- Task instructions:
Give an exact copy of every line, leaving images out.

- Source material:
'''

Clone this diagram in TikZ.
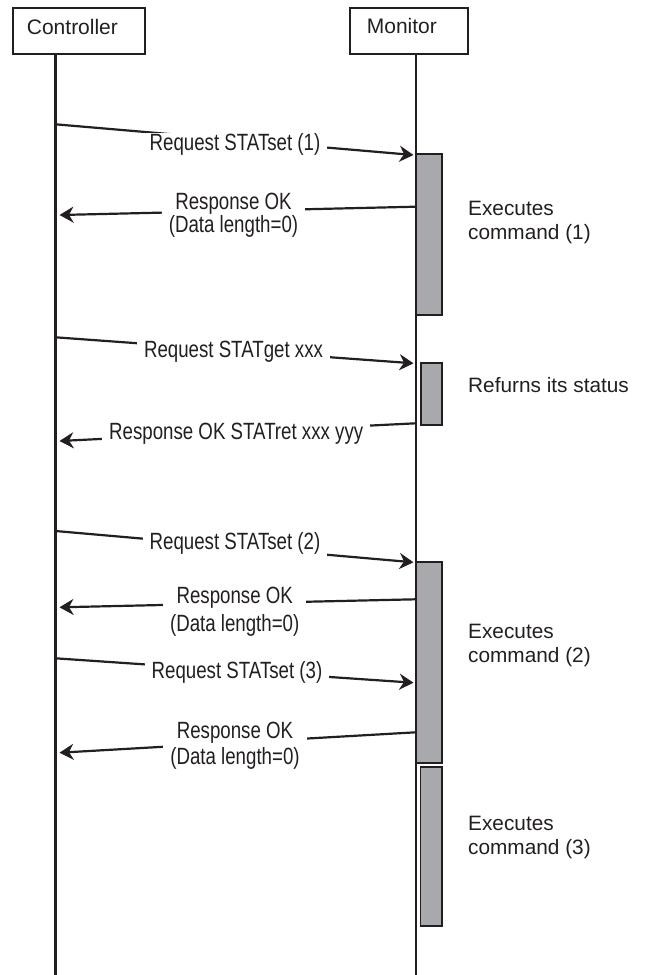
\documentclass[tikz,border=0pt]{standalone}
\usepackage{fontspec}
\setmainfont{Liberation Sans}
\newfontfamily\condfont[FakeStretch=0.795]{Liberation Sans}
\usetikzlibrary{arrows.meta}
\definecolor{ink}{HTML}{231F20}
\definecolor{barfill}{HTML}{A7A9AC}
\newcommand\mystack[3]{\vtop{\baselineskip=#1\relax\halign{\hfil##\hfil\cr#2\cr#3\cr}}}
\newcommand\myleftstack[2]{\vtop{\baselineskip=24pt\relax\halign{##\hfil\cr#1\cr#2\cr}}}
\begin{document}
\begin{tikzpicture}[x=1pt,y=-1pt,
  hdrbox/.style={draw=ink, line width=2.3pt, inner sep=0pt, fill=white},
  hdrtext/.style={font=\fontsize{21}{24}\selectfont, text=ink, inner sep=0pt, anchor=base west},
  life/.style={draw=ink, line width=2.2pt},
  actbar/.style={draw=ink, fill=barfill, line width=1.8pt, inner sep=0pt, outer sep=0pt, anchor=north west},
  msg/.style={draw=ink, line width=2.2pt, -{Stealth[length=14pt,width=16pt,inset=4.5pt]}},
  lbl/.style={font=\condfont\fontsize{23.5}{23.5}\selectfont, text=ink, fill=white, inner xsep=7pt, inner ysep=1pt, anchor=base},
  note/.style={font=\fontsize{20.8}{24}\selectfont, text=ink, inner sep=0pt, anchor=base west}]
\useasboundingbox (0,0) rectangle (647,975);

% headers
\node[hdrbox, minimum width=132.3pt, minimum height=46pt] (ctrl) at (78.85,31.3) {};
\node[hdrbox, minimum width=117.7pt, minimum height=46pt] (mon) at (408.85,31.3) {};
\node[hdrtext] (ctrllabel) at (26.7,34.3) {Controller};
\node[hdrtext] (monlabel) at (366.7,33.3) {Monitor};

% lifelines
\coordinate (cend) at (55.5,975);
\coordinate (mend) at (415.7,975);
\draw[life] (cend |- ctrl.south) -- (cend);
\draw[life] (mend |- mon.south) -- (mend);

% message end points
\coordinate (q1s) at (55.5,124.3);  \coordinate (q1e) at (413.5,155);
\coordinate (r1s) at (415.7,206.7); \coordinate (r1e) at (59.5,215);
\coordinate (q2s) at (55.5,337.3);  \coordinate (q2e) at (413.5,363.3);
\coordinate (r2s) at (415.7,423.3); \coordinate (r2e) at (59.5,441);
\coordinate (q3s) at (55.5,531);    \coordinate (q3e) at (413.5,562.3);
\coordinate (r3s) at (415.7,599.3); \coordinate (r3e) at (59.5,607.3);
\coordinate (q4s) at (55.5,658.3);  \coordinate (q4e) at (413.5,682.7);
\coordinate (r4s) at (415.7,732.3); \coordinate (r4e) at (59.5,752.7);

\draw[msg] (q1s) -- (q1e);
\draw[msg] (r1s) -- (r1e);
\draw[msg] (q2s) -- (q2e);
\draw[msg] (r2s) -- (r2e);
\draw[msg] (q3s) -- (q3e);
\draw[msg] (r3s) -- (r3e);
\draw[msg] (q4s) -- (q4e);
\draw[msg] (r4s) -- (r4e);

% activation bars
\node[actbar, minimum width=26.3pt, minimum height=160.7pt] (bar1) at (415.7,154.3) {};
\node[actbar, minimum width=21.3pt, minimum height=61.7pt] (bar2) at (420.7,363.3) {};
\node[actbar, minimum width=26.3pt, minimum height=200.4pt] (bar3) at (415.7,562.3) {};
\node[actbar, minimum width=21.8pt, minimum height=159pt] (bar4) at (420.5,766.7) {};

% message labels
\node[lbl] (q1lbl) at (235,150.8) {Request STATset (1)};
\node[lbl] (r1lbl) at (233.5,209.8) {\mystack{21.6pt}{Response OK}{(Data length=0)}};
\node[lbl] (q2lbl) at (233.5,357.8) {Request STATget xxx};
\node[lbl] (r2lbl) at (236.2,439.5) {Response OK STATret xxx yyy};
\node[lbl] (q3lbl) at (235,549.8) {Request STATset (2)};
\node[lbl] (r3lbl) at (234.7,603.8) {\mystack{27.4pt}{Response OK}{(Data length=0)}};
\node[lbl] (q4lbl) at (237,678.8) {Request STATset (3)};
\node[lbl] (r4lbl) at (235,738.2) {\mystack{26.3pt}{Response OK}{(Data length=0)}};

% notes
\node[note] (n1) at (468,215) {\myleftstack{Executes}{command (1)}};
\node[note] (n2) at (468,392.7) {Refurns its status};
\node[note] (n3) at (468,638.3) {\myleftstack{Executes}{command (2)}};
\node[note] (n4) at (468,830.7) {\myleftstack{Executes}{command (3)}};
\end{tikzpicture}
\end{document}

'''

- Answer to this exercise:
Clone this diagram in TikZ.
\documentclass[tikz,border=0pt]{standalone}
\usepackage{fontspec}
\setmainfont{Liberation Sans}
\newfontfamily\condfont[FakeStretch=0.795]{Liberation Sans}
\usetikzlibrary{arrows.meta}
\definecolor{ink}{HTML}{231F20}
\definecolor{barfill}{HTML}{A7A9AC}
\newcommand\mystack[3]{\vtop{\baselineskip=#1\relax\halign{\hfil##\hfil\cr#2\cr#3\cr}}}
\newcommand\myleftstack[2]{\vtop{\baselineskip=24pt\relax\halign{##\hfil\cr#1\cr#2\cr}}}
\begin{document}
\begin{tikzpicture}[x=1pt,y=-1pt,
  hdrbox/.style={draw=ink, line width=2.3pt, inner sep=0pt, fill=white},
  hdrtext/.style={font=\fontsize{21}{24}\selectfont, text=ink, inner sep=0pt, anchor=base west},
  life/.style={draw=ink, line width=2.2pt},
  actbar/.style={draw=ink, fill=barfill, line width=1.8pt, inner sep=0pt, outer sep=0pt, anchor=north west},
  msg/.style={draw=ink, line width=2.2pt, -{Stealth[length=14pt,width=16pt,inset=4.5pt]}},
  lbl/.style={font=\condfont\fontsize{23.5}{23.5}\selectfont, text=ink, fill=white, inner xsep=7pt, inner ysep=1pt, anchor=base},
  note/.style={font=\fontsize{20.8}{24}\selectfont, text=ink, inner sep=0pt, anchor=base west}]
\useasboundingbox (0,0) rectangle (647,975);

% headers
\node[hdrbox, minimum width=132.3pt, minimum height=46pt] (ctrl) at (78.85,31.3) {};
\node[hdrbox, minimum width=117.7pt, minimum height=46pt] (mon) at (408.85,31.3) {};
\node[hdrtext] (ctrllabel) at (26.7,34.3) {Controller};
\node[hdrtext] (monlabel) at (366.7,33.3) {Monitor};

% lifelines
\coordinate (cend) at (55.5,975);
\coordinate (mend) at (415.7,975);
\draw[life] (cend |- ctrl.south) -- (cend);
\draw[life] (mend |- mon.south) -- (mend);

% message end points
\coordinate (q1s) at (55.5,124.3);  \coordinate (q1e) at (413.5,155);
\coordinate (r1s) at (415.7,206.7); \coordinate (r1e) at (59.5,215);
\coordinate (q2s) at (55.5,337.3);  \coordinate (q2e) at (413.5,363.3);
\coordinate (r2s) at (415.7,423.3); \coordinate (r2e) at (59.5,441);
\coordinate (q3s) at (55.5,531);    \coordinate (q3e) at (413.5,562.3);
\coordinate (r3s) at (415.7,599.3); \coordinate (r3e) at (59.5,607.3);
\coordinate (q4s) at (55.5,658.3);  \coordinate (q4e) at (413.5,682.7);
\coordinate (r4s) at (415.7,732.3); \coordinate (r4e) at (59.5,752.7);

\draw[msg] (q1s) -- (q1e);
\draw[msg] (r1s) -- (r1e);
\draw[msg] (q2s) -- (q2e);
\draw[msg] (r2s) -- (r2e);
\draw[msg] (q3s) -- (q3e);
\draw[msg] (r3s) -- (r3e);
\draw[msg] (q4s) -- (q4e);
\draw[msg] (r4s) -- (r4e);

% activation bars
\node[actbar, minimum width=26.3pt, minimum height=160.7pt] (bar1) at (415.7,154.3) {};
\node[actbar, minimum width=21.3pt, minimum height=61.7pt] (bar2) at (420.7,363.3) {};
\node[actbar, minimum width=26.3pt, minimum height=200.4pt] (bar3) at (415.7,562.3) {};
\node[actbar, minimum width=21.8pt, minimum height=159pt] (bar4) at (420.5,766.7) {};

% message labels
\node[lbl] (q1lbl) at (235,150.8) {Request STATset (1)};
\node[lbl] (r1lbl) at (233.5,209.8) {\mystack{21.6pt}{Response OK}{(Data length=0)}};
\node[lbl] (q2lbl) at (233.5,357.8) {Request STATget xxx};
\node[lbl] (r2lbl) at (236.2,439.5) {Response OK STATret xxx yyy};
\node[lbl] (q3lbl) at (235,549.8) {Request STATset (2)};
\node[lbl] (r3lbl) at (234.7,603.8) {\mystack{27.4pt}{Response OK}{(Data length=0)}};
\node[lbl] (q4lbl) at (237,678.8) {Request STATset (3)};
\node[lbl] (r4lbl) at (235,738.2) {\mystack{26.3pt}{Response OK}{(Data length=0)}};

% notes
\node[note] (n1) at (468,215) {\myleftstack{Executes}{command (1)}};
\node[note] (n2) at (468,392.7) {Refurns its status};
\node[note] (n3) at (468,638.3) {\myleftstack{Executes}{command (2)}};
\node[note] (n4) at (468,830.7) {\myleftstack{Executes}{command (3)}};
\end{tikzpicture}
\end{document}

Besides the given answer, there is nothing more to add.